From Sequence to Sensation: How to Dance Advanced Tango with Authentic Feeling
We spend our first years in tango collecting steps. We spend the rest of our lives learning how to forget them. This is the journey from sequence to sensation, from dancing a pattern to dancing a feeling.
You see them on the social dance floor. The couple that isn’t just executing moves. They are having a conversation. Their dance is not a repertoire of complex figures, but a continuous, flowing emotion made visible. They are in the music, not just on it. This is advanced tango. And it has very little to do with the steps you know.
The Limiting Lie of "Advanced" Sequences
Let's be clear: learning volcadas, colgadas, and barridas is fun. They add texture and dynamism to your dance. But they are the vocabulary, not the poetry. The most heart-wrenchingly beautiful tango can be a simple walk and a cruzada, infused with perfect connection and musicality.
The lie we believe is that collecting more sequences will make us an advanced dancer. It makes us a knowledgeable dancer, perhaps. But an advanced dancer is not measured by their library of moves, but by their ability to listen, adapt, and express. The sequence is the container; the feeling is the content.
The Three Pillars of Sensation-Based Tango
To move beyond sequences, you must focus on the three pillars that transform technique into emotion:
1. The Embrace: It's a Dialogue, Not a Grip
The embrace is not simply a frame; it is the primary channel of communication. An advanced embrace is alive, elastic, and responsive. It listens as much as it leads or follows.

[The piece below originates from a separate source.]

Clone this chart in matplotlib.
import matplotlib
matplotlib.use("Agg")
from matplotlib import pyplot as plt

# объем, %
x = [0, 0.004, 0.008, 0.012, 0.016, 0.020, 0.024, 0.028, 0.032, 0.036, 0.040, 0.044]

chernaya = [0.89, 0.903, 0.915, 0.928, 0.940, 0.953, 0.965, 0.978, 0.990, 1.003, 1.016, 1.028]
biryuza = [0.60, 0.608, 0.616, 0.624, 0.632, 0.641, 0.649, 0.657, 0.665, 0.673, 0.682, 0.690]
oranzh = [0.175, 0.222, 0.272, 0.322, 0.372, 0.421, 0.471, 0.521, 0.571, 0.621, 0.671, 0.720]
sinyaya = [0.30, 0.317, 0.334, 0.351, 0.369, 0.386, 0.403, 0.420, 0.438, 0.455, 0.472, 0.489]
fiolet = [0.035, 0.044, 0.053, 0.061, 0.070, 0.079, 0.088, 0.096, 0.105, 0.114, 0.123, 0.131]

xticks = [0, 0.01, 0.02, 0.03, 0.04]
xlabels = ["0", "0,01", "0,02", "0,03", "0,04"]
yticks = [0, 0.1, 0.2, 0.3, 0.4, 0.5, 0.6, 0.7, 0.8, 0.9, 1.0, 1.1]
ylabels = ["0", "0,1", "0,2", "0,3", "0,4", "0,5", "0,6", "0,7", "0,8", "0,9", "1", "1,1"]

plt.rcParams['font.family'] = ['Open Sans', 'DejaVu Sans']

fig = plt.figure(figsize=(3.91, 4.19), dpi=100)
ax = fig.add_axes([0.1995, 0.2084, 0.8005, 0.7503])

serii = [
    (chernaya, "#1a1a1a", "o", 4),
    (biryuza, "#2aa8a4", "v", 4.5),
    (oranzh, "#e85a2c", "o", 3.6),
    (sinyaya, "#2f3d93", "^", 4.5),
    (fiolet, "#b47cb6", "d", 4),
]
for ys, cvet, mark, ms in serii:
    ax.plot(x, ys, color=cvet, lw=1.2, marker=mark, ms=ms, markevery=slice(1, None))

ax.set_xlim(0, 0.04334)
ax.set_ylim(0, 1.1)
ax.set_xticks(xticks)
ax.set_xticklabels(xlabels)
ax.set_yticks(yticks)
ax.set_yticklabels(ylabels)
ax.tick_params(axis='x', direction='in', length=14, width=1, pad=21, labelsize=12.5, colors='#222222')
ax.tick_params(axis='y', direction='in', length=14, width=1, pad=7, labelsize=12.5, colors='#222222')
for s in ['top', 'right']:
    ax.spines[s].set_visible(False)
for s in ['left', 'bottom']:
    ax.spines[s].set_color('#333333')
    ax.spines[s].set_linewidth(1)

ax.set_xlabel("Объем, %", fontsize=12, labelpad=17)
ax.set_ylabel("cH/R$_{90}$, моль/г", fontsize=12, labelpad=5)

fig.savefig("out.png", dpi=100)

- For Leaders: Your lead does not come from your arms, but from your center. The arms and hands only transmit the intention created by your torso. Think of your embrace as a wireless connection, transmitting the subtlest of data packets.
- For Followers: Your job is not to guess. It is to listen intently with your whole body. The most advanced followers are not passive; they are actively engaged in the conversation, offering their own energy and interpretation back to the leader, creating a feedback loop of sensation.

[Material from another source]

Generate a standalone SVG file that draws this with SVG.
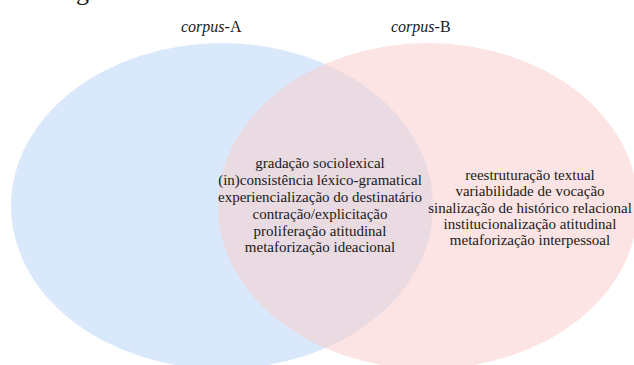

2. Musicality: Dancing the Story, Not Just the Rhythm
Beginner musicality is staying on the beat. Intermediate musicality is hitting the accents. Advanced musicality is telling the story of the song.
It’s the pause that aches with the bandoneón's sigh. It’s the sharp, staccato walk that mirrors the violins' lament. It’s the slow, drawn-out turn that floats on the singer's vibrato. You must move from dancing to the music to dancing inside it, becoming an instrument yourself.
3. Presence: The Art of Being Here Now
This is the most elusive yet most crucial element. Are you thinking about the next step? Worrying about the last mistake? Or are you fully, completely present with your partner?
Presence is the silent space between notes. It’s the shared breath at the beginning of the tanda. It’s the feeling of absolute trust and mutual focus that makes the outside world dissolve. A dance with presence feels private, even in a crowded milonga. It’s no longer a performance; it’s an experience.
Your Practical Path from Sequence to Sensation
- Radically Simplify Your Vocabulary: For a month, go to milongas and forbid yourself your five most complex moves. Dance only walks, crosses, ochos, and turns. You will be forced to find nuance, variety, and expression within limitation. This is where creativity is born.
- Practice Active Listening: Listen to tango music daily. Don't just have it on in the background. Close your eyes. Follow a single instrument through an entire song. Identify the emotion. Is it nostalgic? Angry? Playful? Heartbroken?
- Focus on the Quality of Movement: In practice, work not on a new step, but on the quality of your walk. How can you make it smoother, more grounded, more intentional? Practice pausing with meaning. A pause is not the absence of movement; it is a movement full of potential energy.
- Dance With Your Eyes Closed: (With a trusted partner in a safe space!). This eliminates visual dependency and supercharges your connection through the embrace. You will feel more than you ever thought possible.
- Seek Connection, Not Correction: In a tanda, your goal is not to dance perfectly. Your goal is to connect authentically with another human being. Shift your intention from "What step comes next?" to "How can we best express this part of the music together?"
The highest compliment in tango is not "Your sequences are amazing." It is "I felt every second of that dance."
So, learn your sequences. Practice your technique diligently. But then, let it go. Let it dissolve into muscle memory so that your conscious mind is free to feel, to listen, and to be truly present. That is the moment tango stops being something you do and becomes something you are.